■ **To be done**
Only the lines from the one containing "Convert this chart" through the one containing "import * as" belong in the answer; copy them exactly and leave out pictures.

— START OF Given records —

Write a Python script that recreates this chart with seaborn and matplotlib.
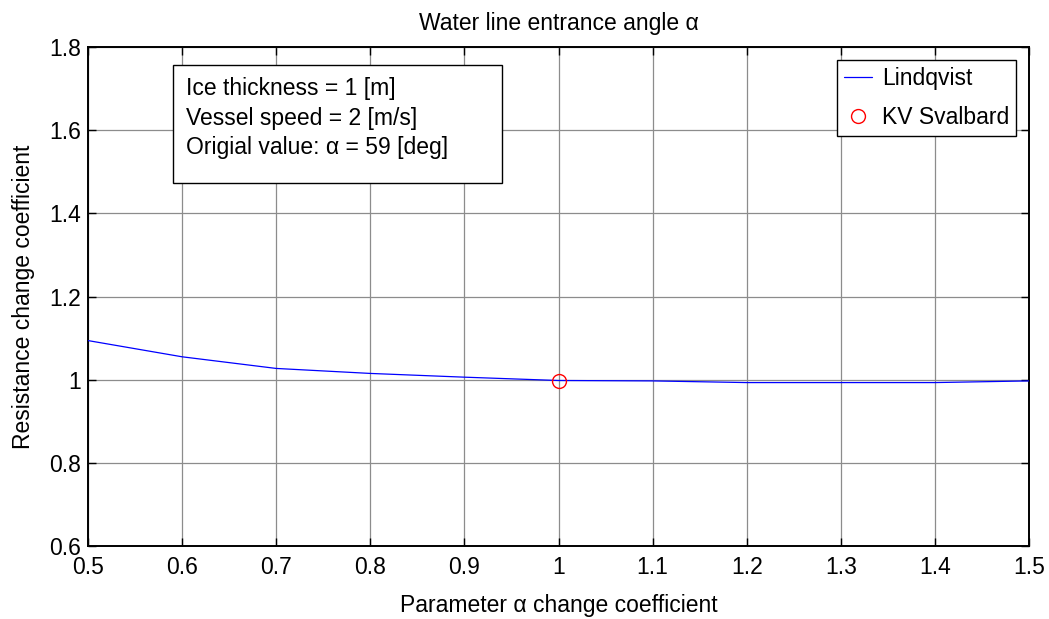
import matplotlib
matplotlib.use("Agg")
import matplotlib.pyplot as plt
import seaborn as sns
import pandas as pd
from matplotlib.patches import Rectangle

# ---- data ----
param_coeff = [0.5, 0.6, 0.7, 0.8, 0.9, 1.0, 1.1, 1.2, 1.3, 1.4, 1.5]
resistance_coeff = [1.094, 1.055, 1.027, 1.015, 1.006, 0.998, 0.997, 0.993, 0.993, 0.993, 0.997]
svalbard_x = [1.0]
svalbard_y = [0.997]
x_ticks = [0.5, 0.6, 0.7, 0.8, 0.9, 1.0, 1.1, 1.2, 1.3, 1.4, 1.5]
x_tick_labels = ["0.5", "0.6", "0.7", "0.8", "0.9", "1", "1.1", "1.2", "1.3", "1.4", "1.5"]
y_ticks = [0.6, 0.8, 1.0, 1.2, 1.4, 1.6, 1.8]
y_tick_labels = ["0.6", "0.8", "1", "1.2", "1.4", "1.6", "1.8"]
info_lines = ["Ice thickness = 1 [m]", "Vessel speed = 2 [m/s]", "Origial value: α = 59 [deg]"]

sns.set_theme(style="ticks")
plt.rcParams["font.family"] = ["Liberation Sans", "DejaVu Sans"]
plt.rcParams["text.color"] = "black"
plt.rcParams["axes.labelcolor"] = "black"
plt.rcParams["xtick.color"] = "black"
plt.rcParams["ytick.color"] = "black"
plt.rcParams["axes.titlecolor"] = "black"
FS = 16.5

fig = plt.figure(figsize=(10.49, 6.19), dpi=100)
ax = fig.add_axes([88 / 1049, 1 - 546 / 619, 941 / 1049, 499 / 619])

df_line = pd.DataFrame({"x": param_coeff, "y": resistance_coeff})
df_pt = pd.DataFrame({"x": svalbard_x, "y": svalbard_y})

sns.lineplot(data=df_line, x="x", y="y", ax=ax, color="blue", linewidth=0.9,
             label="Lindqvist", zorder=3)
sns.lineplot(data=df_pt, x="x", y="y", ax=ax, marker="o", linestyle="",
             markerfacecolor="none", markeredgecolor="red", markeredgewidth=1.0,
             markersize=10, label="KV Svalbard", zorder=4)

ax.set_xlim(0.5, 1.5)
ax.set_ylim(0.6, 1.8)
ax.set_xticks(x_ticks)
ax.set_xticklabels(x_tick_labels, fontsize=FS)
ax.set_yticks(y_ticks)
ax.set_yticklabels(y_tick_labels, fontsize=FS)
ax.tick_params(direction="in", length=6, width=1.0, top=True, right=True,
               colors="black")
ax.tick_params(axis="x", pad=7)
ax.tick_params(axis="y", pad=5)
ax.grid(True, color="#8c8c8c", linewidth=0.9, linestyle="-")
ax.set_axisbelow(True)
for sp in ax.spines.values():
    sp.set_visible(True)
    sp.set_color("black")
    sp.set_linewidth(1.4)

ax.set_title("Water line entrance angle α", fontsize=FS, pad=12, color="black")
ax.set_xlabel("Parameter α change coefficient", fontsize=FS, labelpad=11, color="black")
ax.set_ylabel("Resistance change coefficient", fontsize=FS, labelpad=10, color="black")

# info box
x0 = (173 - 88) / 941
x1 = (502 - 88) / 941
ytop = (546 - 65) / 499
ybot = (546 - 183) / 499
ax.add_patch(Rectangle((x0, ybot), x1 - x0, ytop - ybot, transform=ax.transAxes,
                       facecolor="white", edgecolor="black", linewidth=1.0, zorder=5))
for i, line in enumerate(info_lines):
    yb = (546 - (95 + 29.5 * i)) / 499
    ax.text((186 - 88) / 941, yb, line, transform=ax.transAxes, fontsize=FS,
            va="baseline", ha="left", zorder=6, color="black")

leg = ax.legend(loc="upper right", bbox_to_anchor=((1016 - 88) / 941, (546 - 60) / 499),
                borderaxespad=0, fancybox=False, framealpha=1, edgecolor="black",
                fontsize=FS, handlelength=1.2, handletextpad=0.45, borderpad=0.3,
                labelspacing=0.7, labelcolor="black")
leg.get_frame().set_linewidth(1.0)
leg.set_zorder(7)

fig.savefig("out.png", dpi=100, facecolor="white")
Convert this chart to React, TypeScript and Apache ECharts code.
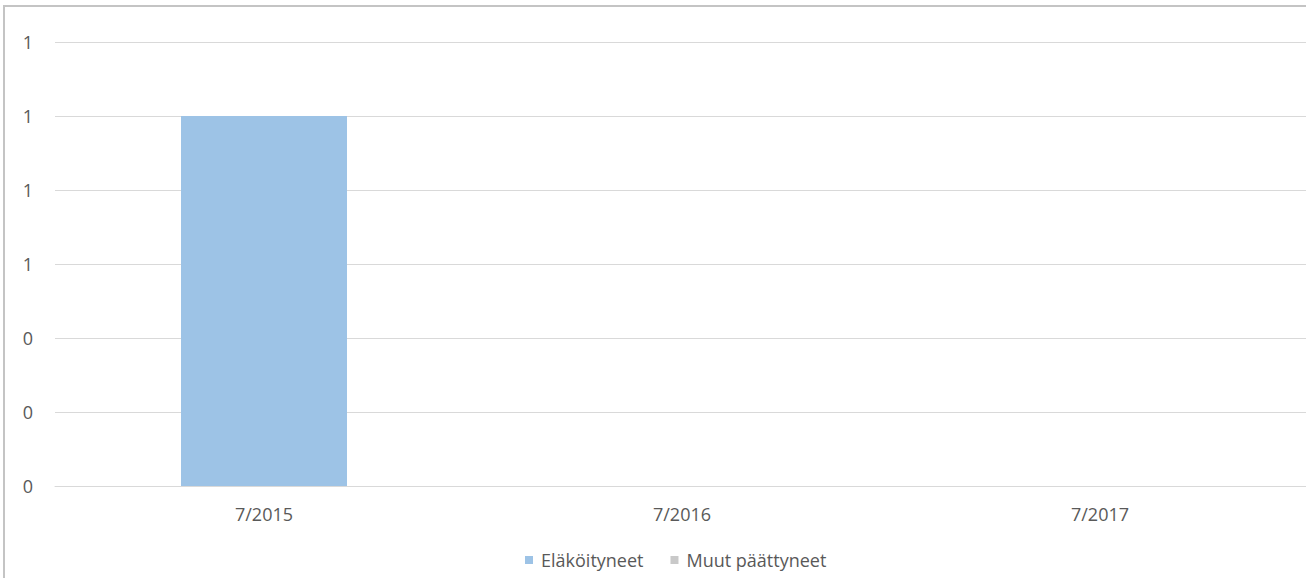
import React, { useEffect, useRef } from "react";
import * as echarts from "echarts";

const categories = ["7/2015", "7/2016", "7/2017"];
const retired = [1, 0, 0];
const otherEnded = [0, 0, 0];
const seriesNames = ["Eläköityneet", "Muut päättyneet"];

export default function App() {
  const ref = useRef<HTMLDivElement>(null);
  useEffect(() => {
    if (!ref.current) return;
    const chart = echarts.init(ref.current, undefined, { renderer: "svg" });
    const font = "'Open Sans', 'Noto Sans', sans-serif";
    chart.setOption({
      animation: false,
      backgroundColor: "#ffffff",
      grid: {
        left: 55,
        right: -3,
        top: 42,
        bottom: 92,
        containLabel: false,
        outerBoundsMode: "none",
      },
      legend: {
        data: seriesNames,
        left: 520,
        top: 545,
        itemWidth: 8,
        itemHeight: 8,
        itemGap: 27,
        icon: "rect",
        textStyle: {
          color: "#595959",
          fontSize: 18,
          fontFamily: font,
          padding: [0, 0, 0, 3],
          lineHeight: 20,
        },
      },
      xAxis: {
        type: "category",
        data: categories,
        axisLine: { show: true, lineStyle: { color: "#D9D9D9", width: 1 } },
        axisTick: { show: false },
        axisLabel: {
          color: "#595959",
          fontSize: 18,
          fontFamily: font,
          margin: 19,
        },
        splitLine: { show: false },
      },
      yAxis: {
        type: "value",
        min: 0,
        max: 1.2,
        interval: 0.2,
        axisLine: { show: false },
        axisTick: { show: false },
        axisLabel: {
          color: "#595959",
          fontSize: 18,
          fontFamily: font,
          margin: 22,
          formatter: (v: number) => String(Math.round(v)),
        },
        splitLine: { show: true, lineStyle: { color: "#D9D9D9", width: 1 } },
      },
      series: [
        {
          name: seriesNames[0],
          type: "bar",
          stack: "total",
          data: retired,
          barWidth: 166,
          itemStyle: { color: "#9DC3E6" },
        },
        {
          name: seriesNames[1],
          type: "bar",
          stack: "total",
          data: otherEnded,
          barWidth: 166,
          itemStyle: { color: "#C9C9C9" },
        },
      ],
    });
    return () => chart.dispose();
  }, []);

  return (
    <div
      style={{
        position: "fixed",
        left: 0,
        top: 0,
        width: 1306,
        height: 578,
        overflow: "hidden",
        background: "#fff",
      }}
    >
      <div ref={ref} style={{ position: "absolute", left: 0, top: 0, width: 1306, height: 578 }} />
      <div
        style={{
          position: "absolute",
          left: 3,
          top: 5,
          width: 1400,
          height: 700,
          borderLeft: "2px solid #C4C4C4",
          borderTop: "2px solid #C4C4C4",
          pointerEvents: "none",
        }}
      />
    </div>
  );
}
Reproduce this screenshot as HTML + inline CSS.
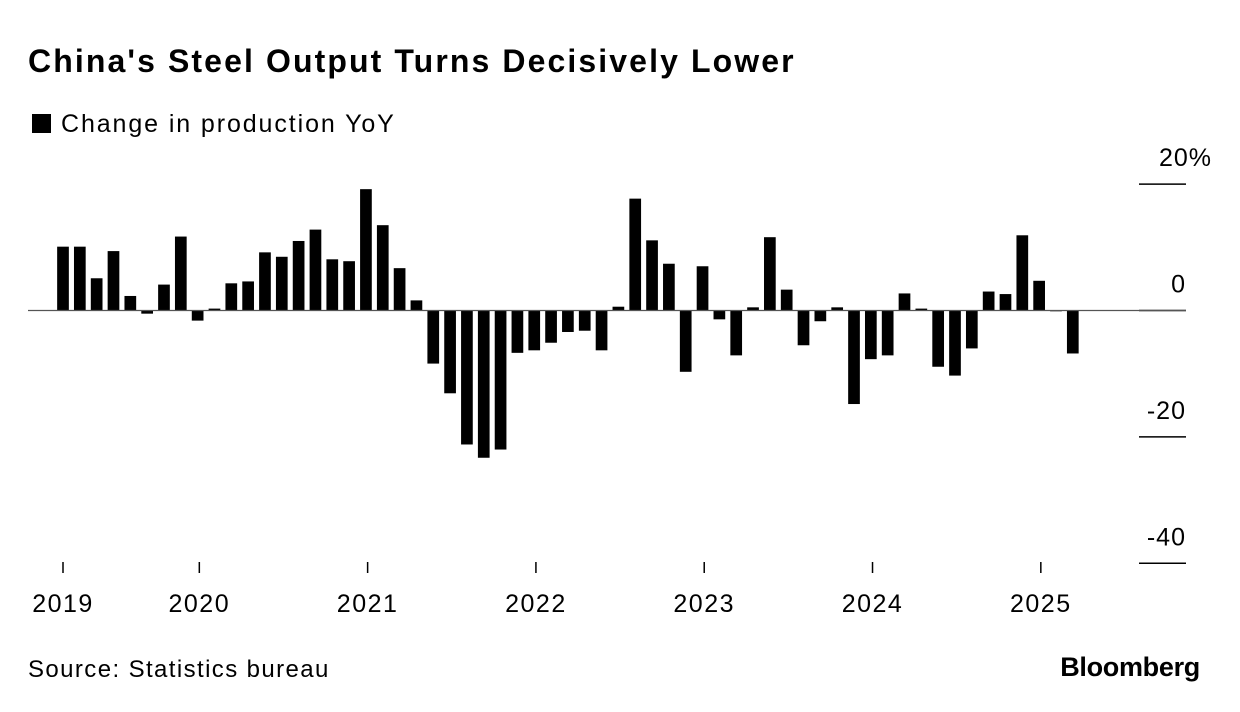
<!DOCTYPE html>
<html><head><meta charset="utf-8"><style>
body{margin:0;background:#fff;font-family:"Liberation Sans",sans-serif;}
#wrap{position:relative;width:1240px;height:712px;overflow:hidden}
.t{position:absolute;white-space:nowrap;color:#000}
</style></head><body>
<div id="wrap">
<div class="t" style="left:28px;top:43px;font-size:32px;font-weight:bold;letter-spacing:2.1px">China's Steel Output Turns Decisively Lower</div>
<div class="t" style="left:32px;top:110px;font-size:25px;letter-spacing:1.9px"><span style="display:inline-block;width:19px;height:19px;background:#000;margin-right:10px;vertical-align:-1px"></span>Change in production YoY</div>
<svg id="chart" width="1240" height="712" style="position:absolute;left:0;top:0"></svg>
<div class="t" style="left:28px;top:656px;font-size:24px;letter-spacing:1.4px">Source: Statistics bureau</div>
<div class="t" style="right:40px;top:652px;font-size:27px;font-weight:bold;letter-spacing:-0.3px">Bloomberg</div>
</div>
<script>
const values=[10.1,10.1,5.1,9.4,2.3,-0.5,4.1,11.7,-1.6,0.3,4.3,4.6,9.2,8.5,11.0,12.8,8.1,7.8,19.2,13.5,6.7,1.6,-8.4,-13.1,-21.2,-23.3,-22.0,-6.7,-6.3,-5.1,-3.4,-3.2,-6.3,0.6,17.7,11.1,7.4,-9.7,7.0,-1.4,-7.1,0.5,11.6,3.3,-5.5,-1.7,0.5,-14.8,-7.7,-7.1,2.7,0.3,-8.9,-10.3,-6.0,3.0,2.6,11.9,4.7,-0.1,-6.8];
const yTicks=[20,0,-20,-40];
const yTickLabels=["20%","0","-20","-40"];
const years=["2019","2020","2021","2022","2023","2024","2025"];
const yearPos=[0,8.1,18.1,28.1,38.1,48.1,58.1];
const NS="http://www.w3.org/2000/svg";
const svg=document.getElementById('chart');
const y0=310.5,ppu=6.32,x0=63,step=16.83,bw=11.7;
const y=v=>y0-v*ppu;
const x=i=>x0+i*step;
function mk(t,a){const e=document.createElementNS(NS,t);for(const k in a)e.setAttribute(k,a[k]);svg.appendChild(e);return e;}
yTicks.forEach((v,i)=>{
 const l=mk('line',{x1:1139,x2:1186,y1:y(v),y2:y(v),stroke:'#000','stroke-width':1.5});
 
 
 const t=mk('text',{x:i==0?1212:1186,y:y(v)-18,'text-anchor':'end','font-size':25,'letter-spacing':1,'font-family':'Liberation Sans, sans-serif'});
 t.textContent=yTickLabels[i];
 
 
});
values.forEach((v,i)=>{
 const h=Math.max(Math.abs(v*ppu),0.8);
 const r=mk('rect',{x:x(i)-bw/2,y:v>=0?y0-h:y0,width:bw,height:h,fill:'#000'});
 
 
});
const z=mk('line',{x1:28,x2:1186,y1:y0,y2:y0,stroke:'#555','stroke-width':1.3});


years.forEach((yr,i)=>{
 const xx=x(yearPos[i]);
 const l=mk('line',{x1:xx,x2:xx,y1:562,y2:573,stroke:'#000','stroke-width':1.5});
 
 
 const t=mk('text',{x:xx,y:612,'text-anchor':'middle','font-size':25,'letter-spacing':1.5,'font-family':'Liberation Sans, sans-serif'});
 t.textContent=yr;
 
 
});
</script>
</body></html>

— END OF Given records —

■ **Output of the exercise**
Convert this chart to React, TypeScript and Apache ECharts code.
import React, { useEffect, useRef } from "react";
import * as echarts from "echarts";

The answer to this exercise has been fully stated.